§ **THE REQUEST**
Nothing outside the lines from the one containing "Output the component" through the one containing "22.0, 14.2, 10];" should be copied, and no pictures either. Copy those lines exactly.

####################

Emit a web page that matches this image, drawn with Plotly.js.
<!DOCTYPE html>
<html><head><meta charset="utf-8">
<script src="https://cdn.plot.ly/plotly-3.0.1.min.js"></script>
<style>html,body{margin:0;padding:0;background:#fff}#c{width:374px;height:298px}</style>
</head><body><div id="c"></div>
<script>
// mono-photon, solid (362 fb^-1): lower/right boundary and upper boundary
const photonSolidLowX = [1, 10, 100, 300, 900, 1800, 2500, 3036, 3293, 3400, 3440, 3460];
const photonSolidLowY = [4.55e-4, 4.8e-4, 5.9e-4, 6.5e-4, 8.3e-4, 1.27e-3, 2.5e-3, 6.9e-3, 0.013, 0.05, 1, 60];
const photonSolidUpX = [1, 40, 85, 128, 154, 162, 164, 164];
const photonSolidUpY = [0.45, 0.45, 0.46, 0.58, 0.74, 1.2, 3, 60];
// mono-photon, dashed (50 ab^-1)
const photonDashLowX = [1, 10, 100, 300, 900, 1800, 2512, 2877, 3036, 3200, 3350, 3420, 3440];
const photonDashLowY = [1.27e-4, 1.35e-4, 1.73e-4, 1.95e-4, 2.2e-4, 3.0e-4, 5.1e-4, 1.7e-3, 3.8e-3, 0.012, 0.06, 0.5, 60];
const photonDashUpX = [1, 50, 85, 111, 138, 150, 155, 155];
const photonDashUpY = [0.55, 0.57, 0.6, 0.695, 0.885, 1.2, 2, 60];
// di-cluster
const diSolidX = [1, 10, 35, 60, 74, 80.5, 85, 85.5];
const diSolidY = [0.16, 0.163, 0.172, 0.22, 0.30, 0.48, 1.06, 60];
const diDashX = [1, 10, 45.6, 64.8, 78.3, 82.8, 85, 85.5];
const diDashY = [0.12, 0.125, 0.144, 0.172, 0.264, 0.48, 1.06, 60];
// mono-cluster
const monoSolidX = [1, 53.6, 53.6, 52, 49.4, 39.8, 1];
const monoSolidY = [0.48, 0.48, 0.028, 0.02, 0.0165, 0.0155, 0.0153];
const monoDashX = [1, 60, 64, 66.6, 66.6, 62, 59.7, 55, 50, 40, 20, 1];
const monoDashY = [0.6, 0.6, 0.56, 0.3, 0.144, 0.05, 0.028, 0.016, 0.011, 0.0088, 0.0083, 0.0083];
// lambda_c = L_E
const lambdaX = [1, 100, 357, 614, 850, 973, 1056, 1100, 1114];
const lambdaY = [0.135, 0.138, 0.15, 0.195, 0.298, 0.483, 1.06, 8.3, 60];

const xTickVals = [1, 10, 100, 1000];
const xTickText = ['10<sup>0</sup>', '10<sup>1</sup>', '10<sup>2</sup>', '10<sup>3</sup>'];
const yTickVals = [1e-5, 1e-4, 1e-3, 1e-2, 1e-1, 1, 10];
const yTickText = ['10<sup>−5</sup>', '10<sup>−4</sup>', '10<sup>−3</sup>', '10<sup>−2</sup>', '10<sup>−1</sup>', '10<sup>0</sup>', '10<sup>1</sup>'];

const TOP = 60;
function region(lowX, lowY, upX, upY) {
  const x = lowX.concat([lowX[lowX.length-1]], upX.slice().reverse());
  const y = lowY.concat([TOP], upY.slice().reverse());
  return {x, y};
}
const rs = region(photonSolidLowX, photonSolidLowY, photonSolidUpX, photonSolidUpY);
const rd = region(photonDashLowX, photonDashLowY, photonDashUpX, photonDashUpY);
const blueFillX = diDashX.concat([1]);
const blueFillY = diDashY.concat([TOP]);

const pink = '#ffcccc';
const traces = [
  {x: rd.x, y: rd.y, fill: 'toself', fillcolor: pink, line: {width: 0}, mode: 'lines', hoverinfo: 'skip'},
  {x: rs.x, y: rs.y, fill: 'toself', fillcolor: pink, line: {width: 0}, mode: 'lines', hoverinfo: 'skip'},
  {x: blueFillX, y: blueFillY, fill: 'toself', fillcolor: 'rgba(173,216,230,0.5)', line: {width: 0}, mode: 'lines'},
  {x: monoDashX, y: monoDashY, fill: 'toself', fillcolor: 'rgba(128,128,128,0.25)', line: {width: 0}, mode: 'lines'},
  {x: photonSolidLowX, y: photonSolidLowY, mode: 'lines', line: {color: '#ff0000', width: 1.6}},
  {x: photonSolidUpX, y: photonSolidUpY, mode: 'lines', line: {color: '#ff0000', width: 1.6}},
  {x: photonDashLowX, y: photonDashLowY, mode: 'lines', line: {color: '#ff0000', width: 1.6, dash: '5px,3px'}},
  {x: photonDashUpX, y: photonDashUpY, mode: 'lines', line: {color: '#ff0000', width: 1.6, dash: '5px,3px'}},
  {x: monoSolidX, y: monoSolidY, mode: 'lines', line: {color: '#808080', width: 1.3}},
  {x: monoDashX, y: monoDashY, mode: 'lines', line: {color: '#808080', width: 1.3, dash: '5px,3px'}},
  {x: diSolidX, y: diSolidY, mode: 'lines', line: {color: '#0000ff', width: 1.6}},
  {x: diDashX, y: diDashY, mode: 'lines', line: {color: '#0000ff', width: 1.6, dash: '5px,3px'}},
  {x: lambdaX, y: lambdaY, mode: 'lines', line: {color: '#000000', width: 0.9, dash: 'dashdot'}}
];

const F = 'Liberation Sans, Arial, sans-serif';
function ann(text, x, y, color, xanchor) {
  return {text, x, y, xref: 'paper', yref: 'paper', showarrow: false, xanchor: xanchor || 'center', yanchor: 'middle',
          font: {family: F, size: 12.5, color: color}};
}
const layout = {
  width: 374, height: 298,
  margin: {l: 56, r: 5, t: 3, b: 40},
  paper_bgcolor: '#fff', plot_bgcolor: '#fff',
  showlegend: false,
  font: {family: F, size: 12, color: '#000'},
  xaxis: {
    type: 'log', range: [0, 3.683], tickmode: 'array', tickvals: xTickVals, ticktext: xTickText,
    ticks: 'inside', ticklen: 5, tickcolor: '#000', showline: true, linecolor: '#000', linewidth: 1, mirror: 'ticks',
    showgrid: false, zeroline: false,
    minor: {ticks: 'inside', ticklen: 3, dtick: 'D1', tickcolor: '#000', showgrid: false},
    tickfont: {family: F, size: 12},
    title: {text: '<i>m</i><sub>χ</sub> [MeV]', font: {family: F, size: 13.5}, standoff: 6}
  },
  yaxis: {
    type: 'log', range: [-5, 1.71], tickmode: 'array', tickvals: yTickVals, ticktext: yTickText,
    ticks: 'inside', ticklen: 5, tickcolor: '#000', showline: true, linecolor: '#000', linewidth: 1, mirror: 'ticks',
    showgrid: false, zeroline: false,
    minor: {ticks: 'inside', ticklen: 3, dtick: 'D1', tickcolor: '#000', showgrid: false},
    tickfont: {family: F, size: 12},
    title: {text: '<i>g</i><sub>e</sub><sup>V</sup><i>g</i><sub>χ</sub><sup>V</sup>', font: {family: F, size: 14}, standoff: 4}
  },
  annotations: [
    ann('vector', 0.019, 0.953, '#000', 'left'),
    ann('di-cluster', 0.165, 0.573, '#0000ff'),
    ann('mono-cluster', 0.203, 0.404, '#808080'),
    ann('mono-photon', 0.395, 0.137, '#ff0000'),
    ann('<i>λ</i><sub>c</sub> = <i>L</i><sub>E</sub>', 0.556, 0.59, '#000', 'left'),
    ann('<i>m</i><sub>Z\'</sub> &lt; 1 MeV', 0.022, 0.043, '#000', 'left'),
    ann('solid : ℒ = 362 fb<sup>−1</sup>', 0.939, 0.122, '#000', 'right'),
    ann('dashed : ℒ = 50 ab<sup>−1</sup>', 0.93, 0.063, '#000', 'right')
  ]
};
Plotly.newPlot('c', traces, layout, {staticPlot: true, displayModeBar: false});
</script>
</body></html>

####################

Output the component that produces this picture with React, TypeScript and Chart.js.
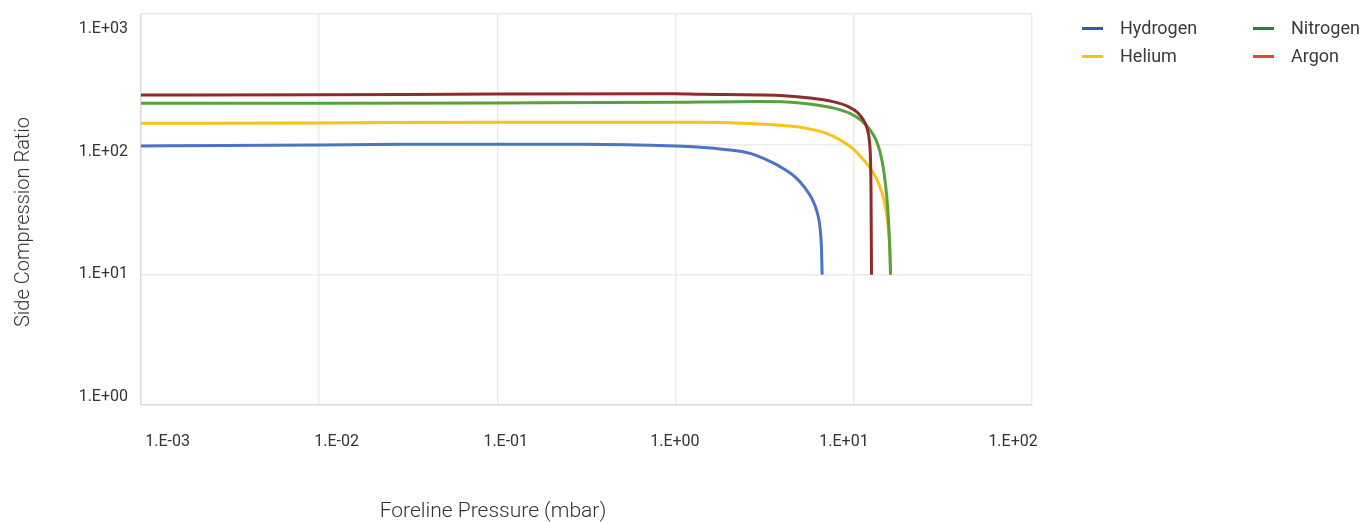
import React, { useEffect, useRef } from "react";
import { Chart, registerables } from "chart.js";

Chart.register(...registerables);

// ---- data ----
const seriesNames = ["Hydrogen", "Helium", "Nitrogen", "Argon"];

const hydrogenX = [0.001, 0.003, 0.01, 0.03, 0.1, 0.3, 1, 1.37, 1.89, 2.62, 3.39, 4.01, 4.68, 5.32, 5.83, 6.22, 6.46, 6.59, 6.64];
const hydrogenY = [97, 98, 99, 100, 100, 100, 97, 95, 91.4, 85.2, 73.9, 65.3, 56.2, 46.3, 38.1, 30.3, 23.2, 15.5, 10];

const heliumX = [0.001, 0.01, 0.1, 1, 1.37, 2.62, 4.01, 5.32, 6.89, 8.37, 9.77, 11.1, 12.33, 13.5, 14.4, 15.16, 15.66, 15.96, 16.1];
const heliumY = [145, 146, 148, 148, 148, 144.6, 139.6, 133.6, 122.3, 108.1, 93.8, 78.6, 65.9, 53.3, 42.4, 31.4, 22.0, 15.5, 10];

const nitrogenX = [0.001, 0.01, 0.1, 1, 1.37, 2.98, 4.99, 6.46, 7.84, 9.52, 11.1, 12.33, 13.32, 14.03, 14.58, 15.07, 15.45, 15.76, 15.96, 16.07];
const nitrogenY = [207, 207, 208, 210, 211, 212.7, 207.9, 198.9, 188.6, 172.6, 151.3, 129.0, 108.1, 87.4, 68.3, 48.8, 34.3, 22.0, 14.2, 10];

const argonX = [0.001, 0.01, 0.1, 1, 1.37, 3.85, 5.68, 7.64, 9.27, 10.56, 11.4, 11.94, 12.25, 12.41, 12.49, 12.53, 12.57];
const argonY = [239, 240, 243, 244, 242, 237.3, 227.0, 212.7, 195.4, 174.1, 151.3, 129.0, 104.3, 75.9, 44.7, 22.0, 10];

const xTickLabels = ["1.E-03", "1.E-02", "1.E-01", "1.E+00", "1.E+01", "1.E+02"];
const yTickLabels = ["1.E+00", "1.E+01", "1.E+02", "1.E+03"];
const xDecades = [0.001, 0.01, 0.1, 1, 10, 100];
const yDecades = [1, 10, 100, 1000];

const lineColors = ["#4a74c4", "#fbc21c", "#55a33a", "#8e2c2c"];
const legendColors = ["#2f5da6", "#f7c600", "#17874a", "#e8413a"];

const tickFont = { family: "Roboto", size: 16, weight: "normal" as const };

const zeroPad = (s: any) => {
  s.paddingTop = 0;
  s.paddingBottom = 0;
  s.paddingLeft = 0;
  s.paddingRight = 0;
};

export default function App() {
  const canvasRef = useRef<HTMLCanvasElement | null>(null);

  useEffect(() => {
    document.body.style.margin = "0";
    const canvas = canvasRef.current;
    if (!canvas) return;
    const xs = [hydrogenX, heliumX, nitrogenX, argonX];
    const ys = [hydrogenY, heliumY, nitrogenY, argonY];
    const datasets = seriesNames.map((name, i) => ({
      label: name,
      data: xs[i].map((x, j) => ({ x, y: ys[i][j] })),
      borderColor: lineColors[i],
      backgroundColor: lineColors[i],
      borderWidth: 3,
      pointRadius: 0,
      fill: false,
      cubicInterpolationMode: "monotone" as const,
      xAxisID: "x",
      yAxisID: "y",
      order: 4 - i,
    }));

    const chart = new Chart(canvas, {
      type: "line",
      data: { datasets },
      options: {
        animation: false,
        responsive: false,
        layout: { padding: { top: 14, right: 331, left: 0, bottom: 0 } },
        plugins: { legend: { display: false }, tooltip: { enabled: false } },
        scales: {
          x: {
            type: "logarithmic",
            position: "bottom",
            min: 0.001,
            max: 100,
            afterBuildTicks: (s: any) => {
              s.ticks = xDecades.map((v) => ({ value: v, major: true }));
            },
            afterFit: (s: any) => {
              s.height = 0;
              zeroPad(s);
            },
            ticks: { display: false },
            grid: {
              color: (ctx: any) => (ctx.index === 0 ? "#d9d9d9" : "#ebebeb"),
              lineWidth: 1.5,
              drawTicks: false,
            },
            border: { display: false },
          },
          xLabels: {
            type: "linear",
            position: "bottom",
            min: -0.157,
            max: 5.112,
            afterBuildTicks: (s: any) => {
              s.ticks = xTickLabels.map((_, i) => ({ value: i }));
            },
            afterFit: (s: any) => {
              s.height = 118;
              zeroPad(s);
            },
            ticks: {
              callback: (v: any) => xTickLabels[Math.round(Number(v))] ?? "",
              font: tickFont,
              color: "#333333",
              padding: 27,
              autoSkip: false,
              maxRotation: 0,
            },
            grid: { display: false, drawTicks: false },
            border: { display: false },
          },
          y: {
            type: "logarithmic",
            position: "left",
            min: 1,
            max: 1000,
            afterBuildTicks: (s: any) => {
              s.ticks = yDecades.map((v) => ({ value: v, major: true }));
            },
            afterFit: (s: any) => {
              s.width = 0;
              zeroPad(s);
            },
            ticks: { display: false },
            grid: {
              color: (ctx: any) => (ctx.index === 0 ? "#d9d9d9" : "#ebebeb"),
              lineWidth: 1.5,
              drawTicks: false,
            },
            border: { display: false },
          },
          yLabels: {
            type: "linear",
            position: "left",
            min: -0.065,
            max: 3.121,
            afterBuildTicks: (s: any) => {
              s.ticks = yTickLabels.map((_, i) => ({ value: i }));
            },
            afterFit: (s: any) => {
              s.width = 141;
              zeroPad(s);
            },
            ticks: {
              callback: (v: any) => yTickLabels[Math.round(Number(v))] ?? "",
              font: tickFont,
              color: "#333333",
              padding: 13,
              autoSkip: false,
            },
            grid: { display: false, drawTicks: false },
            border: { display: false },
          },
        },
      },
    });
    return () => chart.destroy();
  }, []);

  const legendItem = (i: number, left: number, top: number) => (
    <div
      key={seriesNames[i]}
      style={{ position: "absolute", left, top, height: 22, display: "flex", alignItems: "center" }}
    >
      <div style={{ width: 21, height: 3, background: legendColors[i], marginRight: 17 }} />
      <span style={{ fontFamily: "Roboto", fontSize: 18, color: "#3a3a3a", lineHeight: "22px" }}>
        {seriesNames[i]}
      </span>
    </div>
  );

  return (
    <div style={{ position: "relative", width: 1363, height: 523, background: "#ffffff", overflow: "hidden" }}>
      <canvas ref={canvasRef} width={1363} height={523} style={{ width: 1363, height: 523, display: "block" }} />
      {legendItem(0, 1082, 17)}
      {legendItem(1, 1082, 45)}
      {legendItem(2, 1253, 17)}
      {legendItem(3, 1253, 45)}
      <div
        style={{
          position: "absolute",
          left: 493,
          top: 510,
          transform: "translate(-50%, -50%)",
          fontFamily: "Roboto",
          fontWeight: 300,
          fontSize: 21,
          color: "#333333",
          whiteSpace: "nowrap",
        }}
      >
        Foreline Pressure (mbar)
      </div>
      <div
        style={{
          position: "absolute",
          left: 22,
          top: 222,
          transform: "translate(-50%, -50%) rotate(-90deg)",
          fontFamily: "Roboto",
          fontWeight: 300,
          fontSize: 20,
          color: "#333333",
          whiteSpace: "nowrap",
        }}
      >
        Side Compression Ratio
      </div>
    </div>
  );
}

####################

§ **THE RESULT**
Output the component that produces this picture with React, TypeScript and Chart.js.
import React, { useEffect, useRef } from "react";
import { Chart, registerables } from "chart.js";

Chart.register(...registerables);

// ---- data ----
const seriesNames = ["Hydrogen", "Helium", "Nitrogen", "Argon"];

const hydrogenX = [0.001, 0.003, 0.01, 0.03, 0.1, 0.3, 1, 1.37, 1.89, 2.62, 3.39, 4.01, 4.68, 5.32, 5.83, 6.22, 6.46, 6.59, 6.64];
const hydrogenY = [97, 98, 99, 100, 100, 100, 97, 95, 91.4, 85.2, 73.9, 65.3, 56.2, 46.3, 38.1, 30.3, 23.2, 15.5, 10];

const heliumX = [0.001, 0.01, 0.1, 1, 1.37, 2.62, 4.01, 5.32, 6.89, 8.37, 9.77, 11.1, 12.33, 13.5, 14.4, 15.16, 15.66, 15.96, 16.1];
const heliumY = [145, 146, 148, 148, 148, 144.6, 139.6, 133.6, 122.3, 108.1, 93.8, 78.6, 65.9, 53.3, 42.4, 31.4, 22.0, 15.5, 10];

const nitrogenX = [0.001, 0.01, 0.1, 1, 1.37, 2.98, 4.99, 6.46, 7.84, 9.52, 11.1, 12.33, 13.32, 14.03, 14.58, 15.07, 15.45, 15.76, 15.96, 16.07];
const nitrogenY = [207, 207, 208, 210, 211, 212.7, 207.9, 198.9, 188.6, 172.6, 151.3, 129.0, 108.1, 87.4, 68.3, 48.8, 34.3, 22.0, 14.2, 10];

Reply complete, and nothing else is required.